Brother and sister duo release children’s book about acne

Andrew and Jackie with a copy of their new children’s book. Andrew is the author. Jackie is the illustrator. Courtesy photo

By Hannah Saunders

Siblings Jackie and Andrew Oh teamed up to create “Pimple Perfect,” a children’s book that teaches young readers about acne and how to be confident in one’s skin.

The book’s inspiration comes from their experiences growing up with acne, the most common skin condition in the world.

Jackie and Andrew grew up in Bothell. Jackie is majoring in apparel design and film, animation and video at the Rhode Island School of Design. Andrew is a first-year student at the University of Washington School of Medicine and hopes to specialize in surgery.

“I picked up a minor in writing because I’ve always been interested in writing and I think it compliments medicine well,” Andrew said. “I realized I always wanted to write a book but never thought it’d be a children’s book.”

After graduating from Washington University in St. Louis, Mo., in May of 2020, Andrew returned home and applied to medical schools.

“I was spending a lot of time at home and told myself this would be a good time to chase that book dream I had,” Andrew said.

He started writing “Pimple Perfect” in May of 2021. Jackie is the book’s illustrator.

Although she has an artistic background and was creating illustrations in her apparel design class, it was the first time she’s created illustrations for a children’s book.

“I actually had my brother draw rough drafts for what he wanted the pages to look like,” Jackie said. “He did a wonderful job, went to every page and sketched it out.”

After receiving the rough drafts, Jackie cleaned them up and rendered them slightly more professional.

“It was a grueling process for me,” Jackie said. “Not because I was working with my brother, but more so because he’s family—I wanted to make it look as perfect as possible, which is ironic for the book because nothing is perfect.”

Andrew created “Pimple Perfect” for children ages 4 to 10 because that age range is generally pre-acne. He mentioned that most children don’t know how to deal with acne, which can create stigma in school settings and cause them to struggle with confidence and self-esteem.

“I chose the topic of doing acne because skin and pimples and skincare was something I’ve kind of wrestled with my whole life,” Andrew said. “It was a defining moment for me personally, so we thought that making a book about that would be really cool.”

Jackie mentioned she has also struggled with acne, but more so as an adult than during her teenage years.
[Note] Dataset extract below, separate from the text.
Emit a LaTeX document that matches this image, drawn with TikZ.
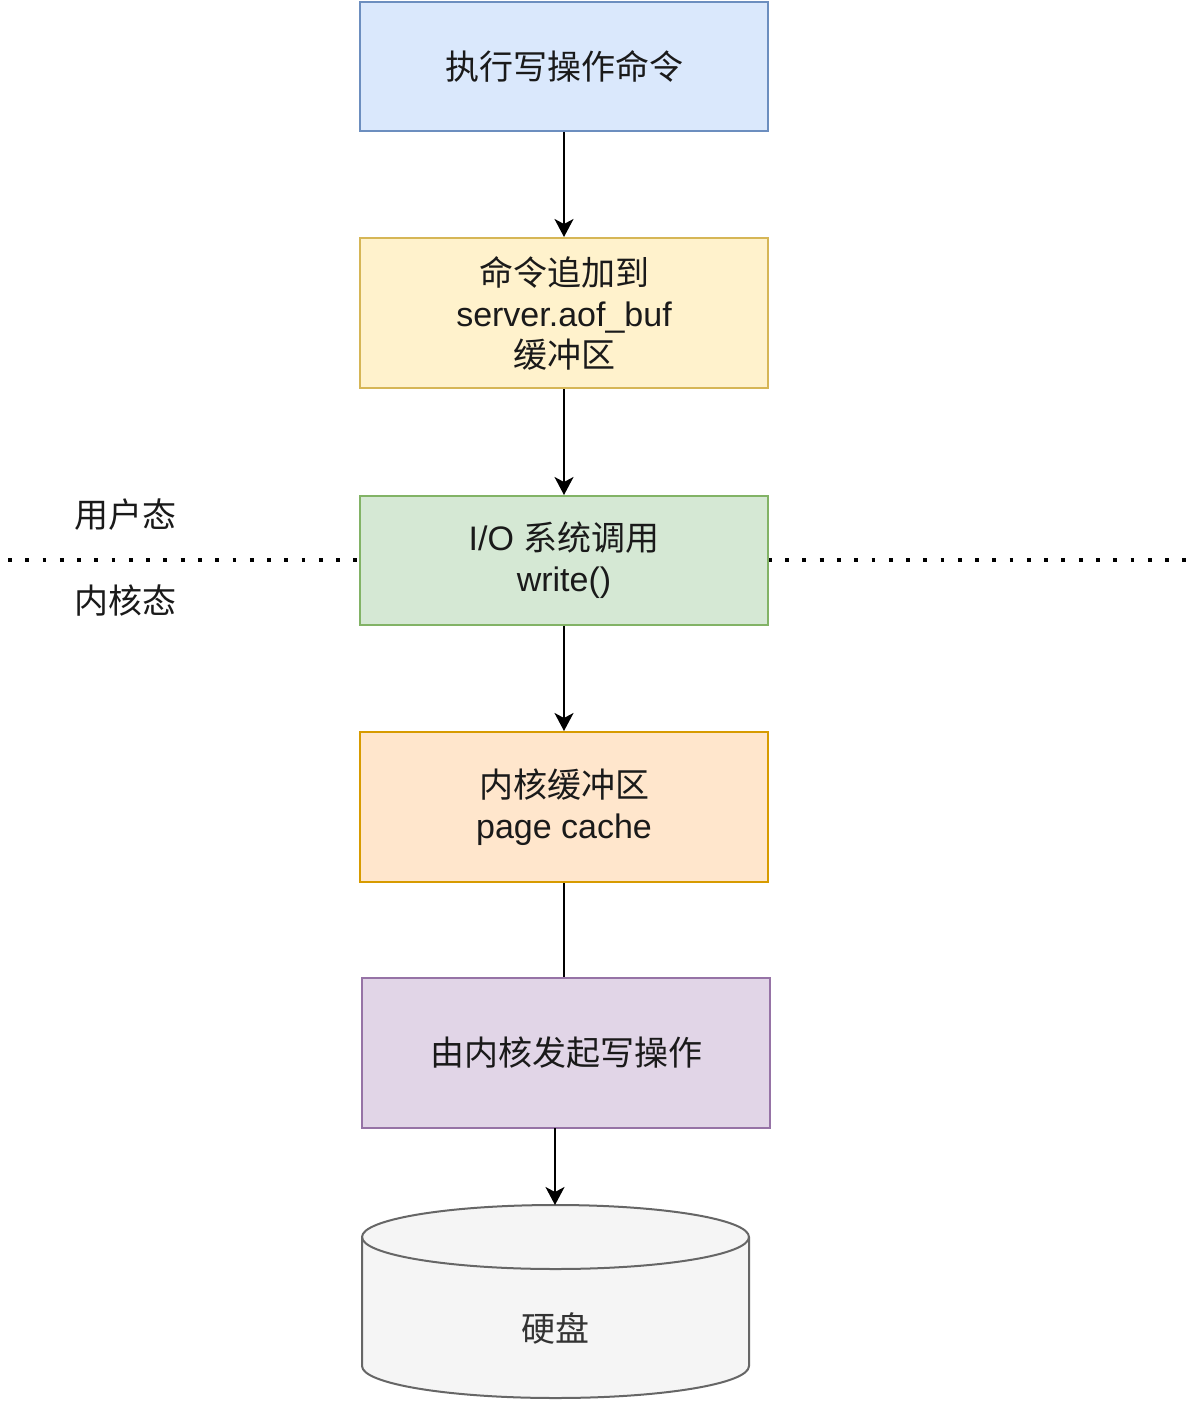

“Pimple Perfect,” tells the story of a student, William, who had several red bumps on his face. His schoolmates notice them, which frightens him and compels him to search for answers.

The book also teaches readers what causes acne and the best hygienic practices for acne prevention. It also teaches kids how to be confident, regardless of pimples.

Jackie and Andrew self-published the book on Amazon on Sept. 22, 2021. When Jackie was in Rhode Island in the fall, Andrew reached out to the Seattle Children’s Hospital donation department and asked if they wanted some copies of their book.

“We donated 50 copies,” Andrew said. “I just drove over one morning and I dropped them off. I didn’t follow up, but afterward, they sent me a cool letter saying thanks so much.”

Andrew also donated several copies to Maywood Hills Elementary, where he attended grade school.

Future collaborations of children’s books are a possibility for Andrew and Jackie. Before “Pimple Perfect,” the two began working on a book about water safety, but they pivoted to acne because Andrew wanted to pursue that more.

“We’re not alone,” Andrew said. “Acne is the most common skin condition in the world and I find comfort in that. I find comfort in that so many people have acne.”

Jackie offered a word of advice for those struggling with acne.

“I think like everything—your appearance, your weight, your friendships—they’ll come and go— and so will pimples,” Jackie said. “My face is actually breaking out right now. In terms of advice— don’t touch them, it only makes them worse.”

Andrew said it’s imperative for those who have pimples to maintain self-confidence.

“I still get acne, and I still breakout and now the approach is different from when I was a kid,” he said. “We need to stay positive and not to be defined by what is on our face and our bodies. We need to be proud that we were made this way—we’re all beautifully made.”

A paperback version of “Pimple Perfect” can be purchased on Amazon for $6.99.